Copy the material that follows word for word and omit its pictures.

******

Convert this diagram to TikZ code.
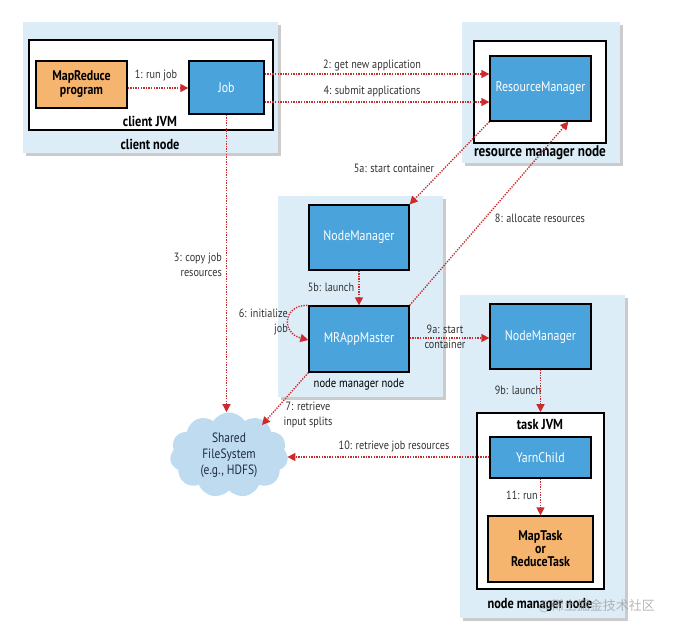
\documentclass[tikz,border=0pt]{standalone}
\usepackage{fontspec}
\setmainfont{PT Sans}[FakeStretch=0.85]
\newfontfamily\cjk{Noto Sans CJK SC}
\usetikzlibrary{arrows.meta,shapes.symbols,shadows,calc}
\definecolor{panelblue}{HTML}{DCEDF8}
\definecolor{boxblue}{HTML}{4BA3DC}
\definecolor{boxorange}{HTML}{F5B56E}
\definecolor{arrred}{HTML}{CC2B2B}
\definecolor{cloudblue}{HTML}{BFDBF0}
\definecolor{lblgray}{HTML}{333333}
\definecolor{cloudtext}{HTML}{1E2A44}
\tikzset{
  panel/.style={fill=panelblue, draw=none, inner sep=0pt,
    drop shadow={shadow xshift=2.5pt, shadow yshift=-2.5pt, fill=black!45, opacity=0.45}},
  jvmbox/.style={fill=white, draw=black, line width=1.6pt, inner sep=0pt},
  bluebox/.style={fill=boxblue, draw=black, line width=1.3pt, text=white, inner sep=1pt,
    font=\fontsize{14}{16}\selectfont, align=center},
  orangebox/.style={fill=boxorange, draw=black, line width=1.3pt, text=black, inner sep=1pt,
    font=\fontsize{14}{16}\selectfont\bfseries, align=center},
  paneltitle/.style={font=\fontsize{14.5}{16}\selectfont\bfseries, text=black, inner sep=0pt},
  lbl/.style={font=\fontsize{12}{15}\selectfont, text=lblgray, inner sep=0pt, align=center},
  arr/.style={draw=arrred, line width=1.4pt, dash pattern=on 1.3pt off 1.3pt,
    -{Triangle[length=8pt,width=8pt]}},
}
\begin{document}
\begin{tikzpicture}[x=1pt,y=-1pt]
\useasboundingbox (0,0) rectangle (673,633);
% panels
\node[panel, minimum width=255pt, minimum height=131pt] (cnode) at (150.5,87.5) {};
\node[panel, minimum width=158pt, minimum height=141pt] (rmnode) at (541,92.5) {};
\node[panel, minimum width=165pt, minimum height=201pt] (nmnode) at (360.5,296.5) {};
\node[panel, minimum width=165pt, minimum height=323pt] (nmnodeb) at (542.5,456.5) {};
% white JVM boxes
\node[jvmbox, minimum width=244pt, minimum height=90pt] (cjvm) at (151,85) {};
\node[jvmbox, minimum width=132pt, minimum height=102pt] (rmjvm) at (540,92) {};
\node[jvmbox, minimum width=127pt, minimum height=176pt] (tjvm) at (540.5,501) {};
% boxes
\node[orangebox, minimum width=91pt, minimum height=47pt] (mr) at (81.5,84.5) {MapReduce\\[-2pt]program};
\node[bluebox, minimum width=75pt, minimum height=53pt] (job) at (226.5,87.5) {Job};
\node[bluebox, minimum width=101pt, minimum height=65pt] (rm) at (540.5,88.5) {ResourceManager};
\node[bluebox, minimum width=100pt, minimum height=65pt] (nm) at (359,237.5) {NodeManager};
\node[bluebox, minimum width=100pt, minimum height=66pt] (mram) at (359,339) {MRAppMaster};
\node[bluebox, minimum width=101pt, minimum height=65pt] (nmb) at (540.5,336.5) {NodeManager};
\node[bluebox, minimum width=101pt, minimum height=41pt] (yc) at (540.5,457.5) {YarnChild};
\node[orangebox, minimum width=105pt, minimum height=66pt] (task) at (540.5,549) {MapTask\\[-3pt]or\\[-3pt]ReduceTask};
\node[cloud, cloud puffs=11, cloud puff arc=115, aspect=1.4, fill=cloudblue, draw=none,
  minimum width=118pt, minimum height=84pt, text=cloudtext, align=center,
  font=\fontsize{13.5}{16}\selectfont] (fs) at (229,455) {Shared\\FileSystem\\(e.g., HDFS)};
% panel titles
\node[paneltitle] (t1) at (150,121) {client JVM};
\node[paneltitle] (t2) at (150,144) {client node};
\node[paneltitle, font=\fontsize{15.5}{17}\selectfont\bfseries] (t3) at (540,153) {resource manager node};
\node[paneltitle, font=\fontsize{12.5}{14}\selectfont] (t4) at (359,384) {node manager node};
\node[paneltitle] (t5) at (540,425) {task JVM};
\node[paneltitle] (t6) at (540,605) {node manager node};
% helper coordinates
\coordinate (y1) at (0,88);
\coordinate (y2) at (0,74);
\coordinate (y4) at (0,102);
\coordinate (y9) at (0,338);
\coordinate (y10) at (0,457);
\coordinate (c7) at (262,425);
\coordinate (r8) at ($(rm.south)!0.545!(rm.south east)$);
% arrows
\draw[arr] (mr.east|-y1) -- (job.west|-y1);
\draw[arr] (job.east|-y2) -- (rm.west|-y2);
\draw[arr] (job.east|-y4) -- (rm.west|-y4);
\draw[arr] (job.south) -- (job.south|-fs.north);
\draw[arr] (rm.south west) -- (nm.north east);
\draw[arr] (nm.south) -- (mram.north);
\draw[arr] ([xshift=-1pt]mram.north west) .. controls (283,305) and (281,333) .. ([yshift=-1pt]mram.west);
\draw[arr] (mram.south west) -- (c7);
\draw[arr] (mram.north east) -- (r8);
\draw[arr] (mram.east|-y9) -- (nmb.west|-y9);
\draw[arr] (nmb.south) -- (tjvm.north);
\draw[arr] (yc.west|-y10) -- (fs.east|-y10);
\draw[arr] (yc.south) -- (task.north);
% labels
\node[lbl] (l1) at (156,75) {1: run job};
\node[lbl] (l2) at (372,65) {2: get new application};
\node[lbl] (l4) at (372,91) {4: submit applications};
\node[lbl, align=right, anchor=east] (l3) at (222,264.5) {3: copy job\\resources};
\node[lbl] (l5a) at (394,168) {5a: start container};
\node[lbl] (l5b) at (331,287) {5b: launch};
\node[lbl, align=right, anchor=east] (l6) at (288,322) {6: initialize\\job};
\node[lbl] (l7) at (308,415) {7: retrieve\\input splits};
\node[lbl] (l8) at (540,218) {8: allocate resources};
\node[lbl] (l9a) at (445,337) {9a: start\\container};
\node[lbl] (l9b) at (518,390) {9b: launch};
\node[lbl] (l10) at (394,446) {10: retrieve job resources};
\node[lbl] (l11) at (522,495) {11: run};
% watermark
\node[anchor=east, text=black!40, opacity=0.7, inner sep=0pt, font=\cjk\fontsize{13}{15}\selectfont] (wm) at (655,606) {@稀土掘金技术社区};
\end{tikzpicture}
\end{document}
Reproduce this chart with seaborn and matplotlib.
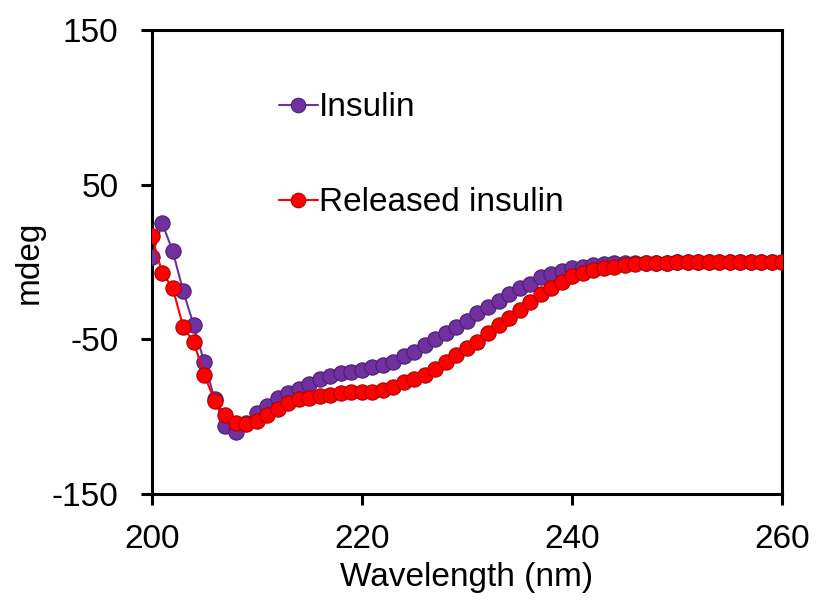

******

Correct result:
Convert this diagram to TikZ code.
\documentclass[tikz,border=0pt]{standalone}
\usepackage{fontspec}
\setmainfont{PT Sans}[FakeStretch=0.85]
\newfontfamily\cjk{Noto Sans CJK SC}
\usetikzlibrary{arrows.meta,shapes.symbols,shadows,calc}
\definecolor{panelblue}{HTML}{DCEDF8}
\definecolor{boxblue}{HTML}{4BA3DC}
\definecolor{boxorange}{HTML}{F5B56E}
\definecolor{arrred}{HTML}{CC2B2B}
\definecolor{cloudblue}{HTML}{BFDBF0}
\definecolor{lblgray}{HTML}{333333}
\definecolor{cloudtext}{HTML}{1E2A44}
\tikzset{
  panel/.style={fill=panelblue, draw=none, inner sep=0pt,
    drop shadow={shadow xshift=2.5pt, shadow yshift=-2.5pt, fill=black!45, opacity=0.45}},
  jvmbox/.style={fill=white, draw=black, line width=1.6pt, inner sep=0pt},
  bluebox/.style={fill=boxblue, draw=black, line width=1.3pt, text=white, inner sep=1pt,
    font=\fontsize{14}{16}\selectfont, align=center},
  orangebox/.style={fill=boxorange, draw=black, line width=1.3pt, text=black, inner sep=1pt,
    font=\fontsize{14}{16}\selectfont\bfseries, align=center},
  paneltitle/.style={font=\fontsize{14.5}{16}\selectfont\bfseries, text=black, inner sep=0pt},
  lbl/.style={font=\fontsize{12}{15}\selectfont, text=lblgray, inner sep=0pt, align=center},
  arr/.style={draw=arrred, line width=1.4pt, dash pattern=on 1.3pt off 1.3pt,
    -{Triangle[length=8pt,width=8pt]}},
}
\begin{document}
\begin{tikzpicture}[x=1pt,y=-1pt]
\useasboundingbox (0,0) rectangle (673,633);
% panels
\node[panel, minimum width=255pt, minimum height=131pt] (cnode) at (150.5,87.5) {};
\node[panel, minimum width=158pt, minimum height=141pt] (rmnode) at (541,92.5) {};
\node[panel, minimum width=165pt, minimum height=201pt] (nmnode) at (360.5,296.5) {};
\node[panel, minimum width=165pt, minimum height=323pt] (nmnodeb) at (542.5,456.5) {};
% white JVM boxes
\node[jvmbox, minimum width=244pt, minimum height=90pt] (cjvm) at (151,85) {};
\node[jvmbox, minimum width=132pt, minimum height=102pt] (rmjvm) at (540,92) {};
\node[jvmbox, minimum width=127pt, minimum height=176pt] (tjvm) at (540.5,501) {};
% boxes
\node[orangebox, minimum width=91pt, minimum height=47pt] (mr) at (81.5,84.5) {MapReduce\\[-2pt]program};
\node[bluebox, minimum width=75pt, minimum height=53pt] (job) at (226.5,87.5) {Job};
\node[bluebox, minimum width=101pt, minimum height=65pt] (rm) at (540.5,88.5) {ResourceManager};
\node[bluebox, minimum width=100pt, minimum height=65pt] (nm) at (359,237.5) {NodeManager};
\node[bluebox, minimum width=100pt, minimum height=66pt] (mram) at (359,339) {MRAppMaster};
\node[bluebox, minimum width=101pt, minimum height=65pt] (nmb) at (540.5,336.5) {NodeManager};
\node[bluebox, minimum width=101pt, minimum height=41pt] (yc) at (540.5,457.5) {YarnChild};
\node[orangebox, minimum width=105pt, minimum height=66pt] (task) at (540.5,549) {MapTask\\[-3pt]or\\[-3pt]ReduceTask};
\node[cloud, cloud puffs=11, cloud puff arc=115, aspect=1.4, fill=cloudblue, draw=none,
  minimum width=118pt, minimum height=84pt, text=cloudtext, align=center,
  font=\fontsize{13.5}{16}\selectfont] (fs) at (229,455) {Shared\\FileSystem\\(e.g., HDFS)};
% panel titles
\node[paneltitle] (t1) at (150,121) {client JVM};
\node[paneltitle] (t2) at (150,144) {client node};
\node[paneltitle, font=\fontsize{15.5}{17}\selectfont\bfseries] (t3) at (540,153) {resource manager node};
\node[paneltitle, font=\fontsize{12.5}{14}\selectfont] (t4) at (359,384) {node manager node};
\node[paneltitle] (t5) at (540,425) {task JVM};
\node[paneltitle] (t6) at (540,605) {node manager node};
% helper coordinates
\coordinate (y1) at (0,88);
\coordinate (y2) at (0,74);
\coordinate (y4) at (0,102);
\coordinate (y9) at (0,338);
\coordinate (y10) at (0,457);
\coordinate (c7) at (262,425);
\coordinate (r8) at ($(rm.south)!0.545!(rm.south east)$);
% arrows
\draw[arr] (mr.east|-y1) -- (job.west|-y1);
\draw[arr] (job.east|-y2) -- (rm.west|-y2);
\draw[arr] (job.east|-y4) -- (rm.west|-y4);
\draw[arr] (job.south) -- (job.south|-fs.north);
\draw[arr] (rm.south west) -- (nm.north east);
\draw[arr] (nm.south) -- (mram.north);
\draw[arr] ([xshift=-1pt]mram.north west) .. controls (283,305) and (281,333) .. ([yshift=-1pt]mram.west);
\draw[arr] (mram.south west) -- (c7);
\draw[arr] (mram.north east) -- (r8);
\draw[arr] (mram.east|-y9) -- (nmb.west|-y9);
\draw[arr] (nmb.south) -- (tjvm.north);
\draw[arr] (yc.west|-y10) -- (fs.east|-y10);
\draw[arr] (yc.south) -- (task.north);
% labels
\node[lbl] (l1) at (156,75) {1: run job};
\node[lbl] (l2) at (372,65) {2: get new application};
\node[lbl] (l4) at (372,91) {4: submit applications};
\node[lbl, align=right, anchor=east] (l3) at (222,264.5) {3: copy job\\resources};
\node[lbl] (l5a) at (394,168) {5a: start container};
\node[lbl] (l5b) at (331,287) {5b: launch};
\node[lbl, align=right, anchor=east] (l6) at (288,322) {6: initialize\\job};
\node[lbl] (l7) at (308,415) {7: retrieve\\input splits};
\node[lbl] (l8) at (540,218) {8: allocate resources};
\node[lbl] (l9a) at (445,337) {9a: start\\container};
\node[lbl] (l9b) at (518,390) {9b: launch};
\node[lbl] (l10) at (394,446) {10: retrieve job resources};
\node[lbl] (l11) at (522,495) {11: run};
% watermark
\node[anchor=east, text=black!40, opacity=0.7, inner sep=0pt, font=\cjk\fontsize{13}{15}\selectfont] (wm) at (655,606) {@稀土掘金技术社区};
\end{tikzpicture}
\end{document}
Reproduce this chart with seaborn and matplotlib.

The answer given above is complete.